Colorful Jazz Pop Singer Nellie McKay to Play Intimate Concert This Week in Northern Kentucky

The renegade vocalist — who showcases elegant, slow-burn versions of several standards on her latest album, 'Sister Orchid' — plays Newport's York Street Cafe this Thursday, April 18

click to enlarge Nellie McKay - Photo: Shervin Lainez
Photo: Shervin Lainez
Nellie McKay
Nellie McKay’s charmingly offbeat sense of humor was evident right from the start of her recording career. Her acclaimed 2004 debut album — recorded with former Beatles engineer Geoff Emerick (who worked on Revolver and Abbey Road) — was titled Get Away from Me, a play on the breakthrough hit from another jazzy Pop artist, Norah Jones, who’d released her Come Away from Me two years prior.

Though it can sometimes be endearingly quirky, McKay’s music is no joke. A trained Jazz vocalist, her Pop-centric debut — boldly, a double album — was full of hooky melodies and a slanted songwriting style that produced tracks like the carnivalesque “Sari” (which includes lyrically comical rapping on the verses) and the chiming Pop song “Ding Dong.”

Pretty Little Head, McKay’s sophomore effort, resulted in a falling out with Columbia Records, which reportedly was insisting the release be cut down to a single disc. After leaving the label, it was put out as intended (another double album) by SpinArt, though the Indie Pop label folded a few months after the album was released. Whether it was serendipity or schadenfreude, the album was then picked up for distribution by Sony, Columbia’s parent company.

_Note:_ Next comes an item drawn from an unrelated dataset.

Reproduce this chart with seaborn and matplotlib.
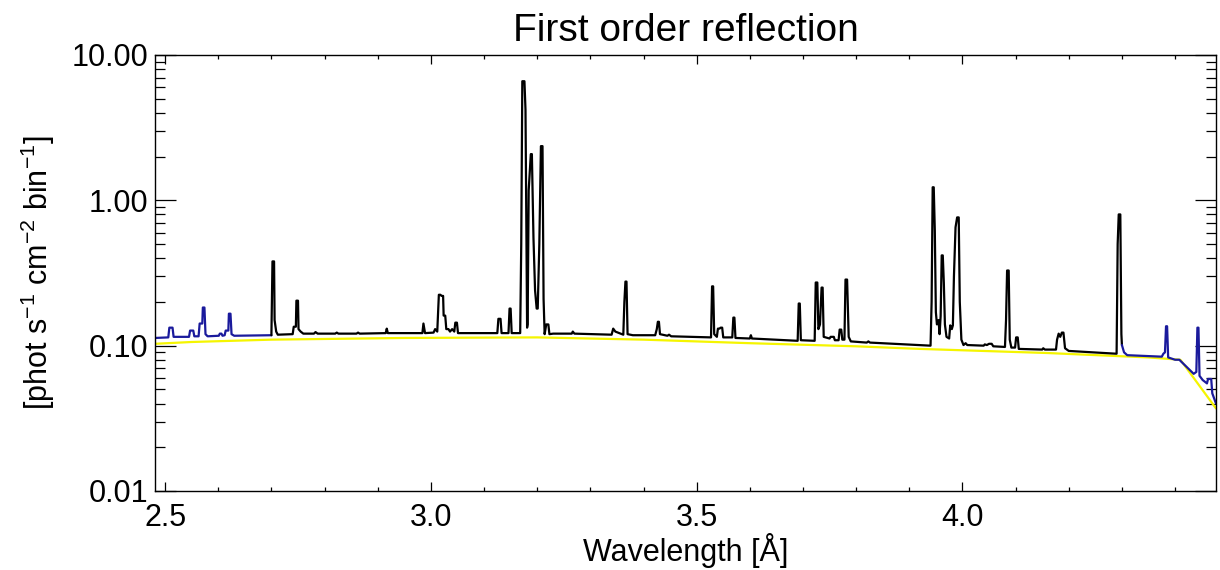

Though widely praised for her writing, McKay eventually shifted back to her Jazz roots and began showcasing her skills as a song interpreter on 2009’s Normal as Blueberry Pie, a tribute to the recorded songs of singer/actress (and native Cincinnatian) Doris Day, which was released on esteemed Jazz label Verve Records and peaked at No. 5 on the Jazz charts. She returned to her diverse musical stylings (and working with Emerick) on 2015’s My Weekly Reader, which consisted of covers of songs from the ’60s, including work by Frank Zappa, Moby Grape, Gerry and the Pacemakers and The Kinks.

McKay’s latest album, last year’s Sister Orchid, is a beautiful slice of elegant Jazz balladry. The album features relatively straightforward, slow-burn takes on several standards, backed primarily by only a piano on numbers like “My Romance,” “Georgia on My Mind” and “In a Sentimental Mood,” though she whips out her ukulele for a dreamily jaunty version of Hoagy Carmichael’s “Lazybones.”


McKay performs an intimate "An Evening With…" concert Thursday, April 18 at Newport's York Street Cafe. Tickets are $25 in advance or $30 at the door. The show is open to all ages. Click here for tickets/more show info.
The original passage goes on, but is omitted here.